A very good point. As we look at our software performance in the second quarter, it comes off the back of a very positive performance in the first quarter as well. What I find most powerful about our software performance is that it was very consistent across all geographies, so we grew software in all geographies, and at constant currency. We gained share in Europe and held share in the Americas and Asia. This is in our base performance. We had WebSphere up 18%. Information management, our database content, up 7%. Lotus up 6%, Tivoli up 12%, our Rational up 8%. So in aggregate in the second quarter, branded middleware grew 9% as reported and at constant currency. So we believe we have gained share in branded middleware and specifically in the WebSphere, Tivoli and Rational brands. Now, behind that, we have been investing heavily in our key middleware brands, both internal development that has generated strong products which add organic growth. These products include SOA related WebSphere products, Information on Demand products, and Tivoli Storage Management. We have invested heavily in our sales and marketing investments, allowing us to capture a bigger share of the market.
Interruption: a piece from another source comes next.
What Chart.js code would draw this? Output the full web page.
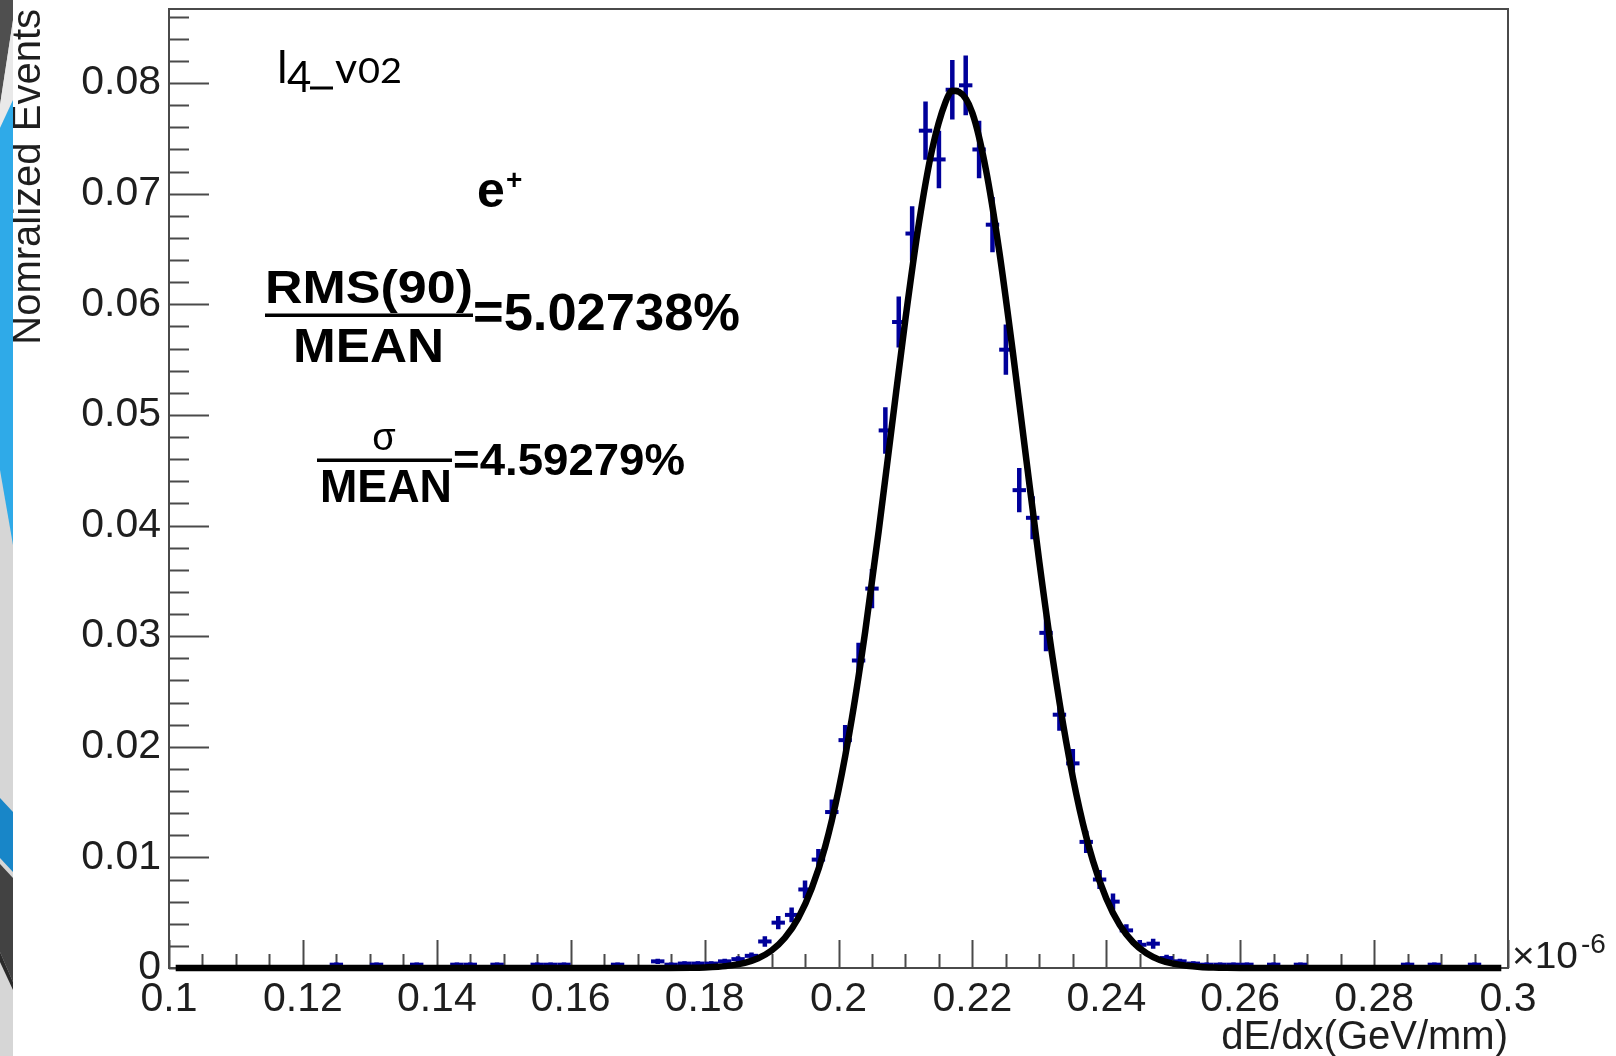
<!DOCTYPE html>
<html>
<head>
<meta charset="utf-8">
<title>dE/dx e+ l4_v02</title>
<script src="https://cdn.jsdelivr.net/npm/chart.js@4.4.1/dist/chart.umd.min.js"></script>
<style>
  html, body { margin: 0; padding: 0; background: #fff; }
  #wrap { position: relative; width: 1616px; height: 1056px; }
  #deco { position: absolute; left: 0; top: 0; }
</style>
</head>
<body>
<div id="wrap">
  <canvas id="myChart" width="1616" height="1056"></canvas>
  <!-- slide background strip on the left -->
  <svg id="deco" width="13" height="1056">
    <rect x="0" y="0" width="13" height="1056" fill="#d6d6d6"/>
    <polygon points="0,0 13,0 13,20 0,105" fill="#4f4f4f"/>
    <polygon points="13,20 13,100 0,128 0,105" fill="#e9e9e9"/>
    <polygon points="13,100 13,545 0,470 0,128" fill="#2faae8"/>
    <polygon points="0,798 13,812 13,872 0,858" fill="#1886c8"/>
    <polygon points="0,864 13,878 13,982 0,952" fill="#424242"/>
    <polygon points="0,952 13,982 13,990 0,962" fill="#2b2b2b"/>
  </svg>
</div>
<script>
// histogram bins (bin width 0.002, x in 10^-6 GeV/mm), only non-empty bins
const binCenters = [0.125, 0.131, 0.137, 0.143, 0.145, 0.149, 0.155, 0.157, 0.159, 0.167,
  0.173, 0.175, 0.177, 0.179, 0.181, 0.183, 0.185, 0.187, 0.189, 0.191,
  0.193, 0.195, 0.197, 0.199, 0.201, 0.203, 0.205, 0.207, 0.209, 0.211,
  0.213, 0.215, 0.217, 0.219, 0.221, 0.223, 0.225, 0.227, 0.229, 0.231,
  0.233, 0.235, 0.237, 0.239, 0.241, 0.243, 0.245, 0.247, 0.249, 0.251,
  0.253, 0.255, 0.257, 0.259, 0.261, 0.265, 0.269, 0.285, 0.289, 0.295];
const binValues = [0.0003, 0.0003, 0.0003, 0.0003, 0.0003, 0.0003, 0.0003, 0.0003, 0.0003, 0.0003,
  0.0006, 0.0003, 0.0004, 0.0004, 0.0004, 0.0006, 0.0008, 0.0011, 0.0024, 0.0041,
  0.0048, 0.0071, 0.0098, 0.0141, 0.0206, 0.0278, 0.0343, 0.0486, 0.0584, 0.0664,
  0.0757, 0.0731, 0.0794, 0.0798, 0.0740, 0.0672, 0.0559, 0.0432, 0.0407, 0.0303,
  0.0229, 0.0185, 0.0114, 0.0080, 0.0060, 0.0034, 0.0021, 0.0022, 0.0009, 0.0006,
  0.0004, 0.0003, 0.0003, 0.0003, 0.0003, 0.0003, 0.0003, 0.0003, 0.0003, 0.0003];
const binErrors = [0.0002, 0.0002, 0.0002, 0.0002, 0.0002, 0.0002, 0.0002, 0.0002, 0.0002, 0.0002,
  0.00023, 0.0002, 0.0002, 0.0002, 0.0002, 0.00023, 0.00027, 0.0003, 0.00047, 0.0006,
  0.00066, 0.0008, 0.00095, 0.00114, 0.00138, 0.0016, 0.00178, 0.0021, 0.0023, 0.00247,
  0.00264, 0.0026, 0.0027, 0.0027, 0.0026, 0.0025, 0.00227, 0.002, 0.00194, 0.00167,
  0.00145, 0.0013, 0.001, 0.00086, 0.00074, 0.00056, 0.00044, 0.00045, 0.00029, 0.00023,
  0.0002, 0.0002, 0.0002, 0.0002, 0.0002, 0.0002, 0.0002, 0.0002, 0.0002, 0.0002];

// gaussian fit curve
const fitX = [0.101, 0.170, 0.174, 0.178, 0.180, 0.182, 0.184, 0.186, 0.188, 0.190,
  0.192, 0.194, 0.196, 0.198, 0.200, 0.202, 0.204, 0.206, 0.208, 0.210,
  0.212, 0.214, 0.216, 0.217, 0.218, 0.220, 0.222, 0.224, 0.226, 0.228,
  0.230, 0.232, 0.234, 0.236, 0.238, 0.240, 0.242, 0.244, 0.246, 0.248,
  0.250, 0.252, 0.254, 0.256, 0.258, 0.260, 0.264, 0.299];
const fitY = [0, 0, 0.000005, 0.000025, 0.000056, 0.00012, 0.00024, 0.00047, 0.00088, 0.00158,
  0.00273, 0.00452, 0.00719, 0.01096, 0.01606, 0.02258, 0.03047, 0.03949, 0.04913, 0.05868,
  0.06728, 0.07405, 0.0783, 0.0793, 0.0792, 0.07729, 0.07225, 0.06485, 0.05587, 0.04622,
  0.0367, 0.02797, 0.02048, 0.01438, 0.0097, 0.00628, 0.0039, 0.00233, 0.00133, 0.00073,
  0.00039, 0.0002, 0.000095, 0.000045, 0.00002, 0.000009, 0.000001, 0];

const xTickValues = [0.1, 0.12, 0.14, 0.16, 0.18, 0.2, 0.22, 0.24, 0.26, 0.28, 0.3];
const yTickValues = [0, 0.01, 0.02, 0.03, 0.04, 0.05, 0.06, 0.07, 0.08];

const FONT = "'Liberation Sans', Arial, Helvetica, sans-serif";
const BLUE = '#00009a';
const AXIS = '#4a4a4a';
const TEXT = '#1e1e1e';

Chart.defaults.font.family = FONT;

// text with horizontal stretch to a target width (ROOT latex look)
function txt(ctx, s, x, y, font, align, w) {
  ctx.save();
  ctx.font = font;
  ctx.textBaseline = 'alphabetic';
  ctx.textAlign = align;
  const m = ctx.measureText(s).width;
  ctx.translate(x, y);
  ctx.scale(w ? w / m : 1, 1);
  ctx.fillText(s, 0, 0);
  ctx.restore();
}

const rootStyle = {
  id: 'rootStyle',
  beforeDatasetsDraw(chart) {
    const { ctx, chartArea: a, scales: { x, y } } = chart;
    ctx.save();
    ctx.strokeStyle = AXIS;
    ctx.lineWidth = 2;
    ctx.strokeRect(a.left, a.top, a.right - a.left, a.bottom - a.top);

    // inward ticks, major + minor
    ctx.beginPath();
    for (let i = 0; i <= 43; i++) {
      const py = Math.round(y.getPixelForValue(i * 0.002)) + 0.5;
      ctx.moveTo(a.left, py);
      ctx.lineTo(a.left + (i % 5 === 0 ? 40 : 20), py);
    }
    for (let i = 0; i <= 40; i++) {
      const px = Math.round(x.getPixelForValue(0.1 + i * 0.005)) + 0.5;
      ctx.moveTo(px, a.bottom);
      ctx.lineTo(px, a.bottom - (i % 4 === 0 ? 28 : 14));
    }
    ctx.stroke();

    // vertical error bars
    ctx.beginPath();
    ctx.rect(a.left, a.top, a.right - a.left, a.bottom - a.top);
    ctx.clip();
    ctx.strokeStyle = BLUE;
    ctx.lineWidth = 4.5;
    ctx.beginPath();
    binCenters.forEach((c, i) => {
      const px = x.getPixelForValue(c);
      ctx.moveTo(px, y.getPixelForValue(binValues[i] - binErrors[i]));
      ctx.lineTo(px, y.getPixelForValue(binValues[i] + binErrors[i]));
    });
    ctx.stroke();
    ctx.restore();
  },
  afterDraw(chart) {
    const { ctx } = chart;
    ctx.save();
    ctx.fillStyle = '#000';

    // l4_v02 (slide label)
    const LATO = "Lato, 'Open Sans', sans-serif";
    txt(ctx, 'l', 277, 83, '45px ' + LATO, 'left');
    txt(ctx, '4', 287, 92, '42px ' + LATO, 'left');
    ctx.fillRect(310, 86.5, 23, 3);
    txt(ctx, 'v', 335, 83, '43px ' + LATO, 'left');
    txt(ctx, '02', 358, 83, '34px ' + LATO, 'left', 44);

    // e+
    txt(ctx, 'e', 477, 207, 'bold 50px ' + FONT, 'left');
    txt(ctx, '+', 506, 189, 'bold 28px ' + FONT, 'left');

    // RMS(90)/MEAN
    txt(ctx, 'RMS(90)', 369, 303, 'bold 47px ' + FONT, 'center', 208);
    ctx.fillRect(265, 313.5, 208, 3.5);
    txt(ctx, 'MEAN', 368.5, 362, 'bold 48px ' + FONT, 'center', 151);
    txt(ctx, '=5.02738%', 473, 330, 'bold 51px ' + FONT, 'left', 267);

    // sigma/MEAN
    txt(ctx, 'σ', 384, 450, '38px ' + FONT, 'center');
    ctx.fillRect(317, 458.5, 135, 3.5);
    txt(ctx, 'MEAN', 386, 502, 'bold 46px ' + FONT, 'center', 132);
    txt(ctx, '=4.59279%', 453, 475, 'bold 45px ' + FONT, 'left', 232);

    // axis exponent
    ctx.fillStyle = TEXT;
    txt(ctx, '×10', 1512, 968, '36px ' + FONT, 'left', 66);
    txt(ctx, '-6', 1581, 953, '28px ' + FONT, 'left');
    ctx.restore();
  }
};

const chartArea = document.getElementById('myChart').getContext('2d');

new Chart(chartArea, {
  type: 'scatter',
  data: {
    datasets: [
      {
        // fit curve on top
        label: 'fit',
        data: fitX.map((v, i) => ({ x: v, y: fitY[i] })),
        showLine: true,
        borderColor: '#000',
        borderWidth: 6.5,
        pointRadius: 0,
        cubicInterpolationMode: 'monotone',
        clip: 8,
      },
      {
        label: 'dE/dx',
        data: binCenters.map((v, i) => ({ x: v, y: binValues[i] })),
        showLine: false,
        pointStyle: 'line',
        pointRadius: (c) => {
          const sx = c.chart.scales.x;
          return (sx.getPixelForValue(0.102) - sx.getPixelForValue(0.1)) / 2;
        },
        pointBorderWidth: 4,
        pointBorderColor: BLUE,
        pointBackgroundColor: BLUE,
        clip: 4,
      },
    ],
  },
  options: {
    responsive: false,
    devicePixelRatio: 1,
    animation: false,
    layout: { padding: { left: 0, right: 108, top: 9, bottom: 0 } },
    plugins: {
      legend: { display: false },
      tooltip: { enabled: false },
    },
    scales: {
      x: {
        type: 'linear',
        position: 'bottom',
        min: 0.1,
        max: 0.3,
        grid: { display: false, drawTicks: false },
        border: { display: false },
        ticks: {
          stepSize: 0.02,
          includeBounds: false,
          autoSkip: false,
          maxRotation: 0,
          padding: 7,
          color: TEXT,
          font: { size: 41 },
          callback: (v) => String(+Number(v).toFixed(3)),
        },
        afterBuildTicks: (s) => { s.ticks = xTickValues.map((v) => ({ value: v })); },
        title: {
          display: true,
          text: 'dE/dx(GeV/mm)',
          align: 'end',
          color: TEXT,
          font: { size: 40, lineHeight: 0.9 },
          padding: { top: 0, bottom: 0 },
        },
        afterFit: (s) => { s.height = 88; s.paddingLeft = 0; s.paddingRight = 0; },
      },
      y: {
        type: 'linear',
        min: 0,
        max: 0.0867,
        grid: { display: false, drawTicks: false },
        border: { display: false },
        ticks: {
          stepSize: 0.01,
          includeBounds: false,
          autoSkip: false,
          padding: 8,
          color: TEXT,
          font: { size: 41 },
          callback: (v) => (v === 0 ? '0' : String(+Number(v).toFixed(3))),
        },
        afterBuildTicks: (s) => { s.ticks = yTickValues.map((v) => ({ value: v })); },
        title: {
          display: true,
          text: 'Nomralized Events',
          align: 'end',
          color: TEXT,
          font: { size: 40 },
          padding: { top: 5, bottom: 0 },
        },
        afterFit: (s) => { s.width = 169; s.paddingTop = 0; s.paddingBottom = 0; },
      },
    },
  },
  plugins: [rootStyle],
});
</script>
</body>
</html>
We have augmented our internal development with synergistic acquisitions -- for instance, Micromuse that I pointed out earlier, which adds new leading systems management capabilities. So all of this together I think highlights our capability in software but also as a function of a well-laid out set of investments that has now achieved very positive results, not only in the second quarter but in the first quarter and across each of our geographies.
Thank you, David. I want to thank you all for joining our call this evening.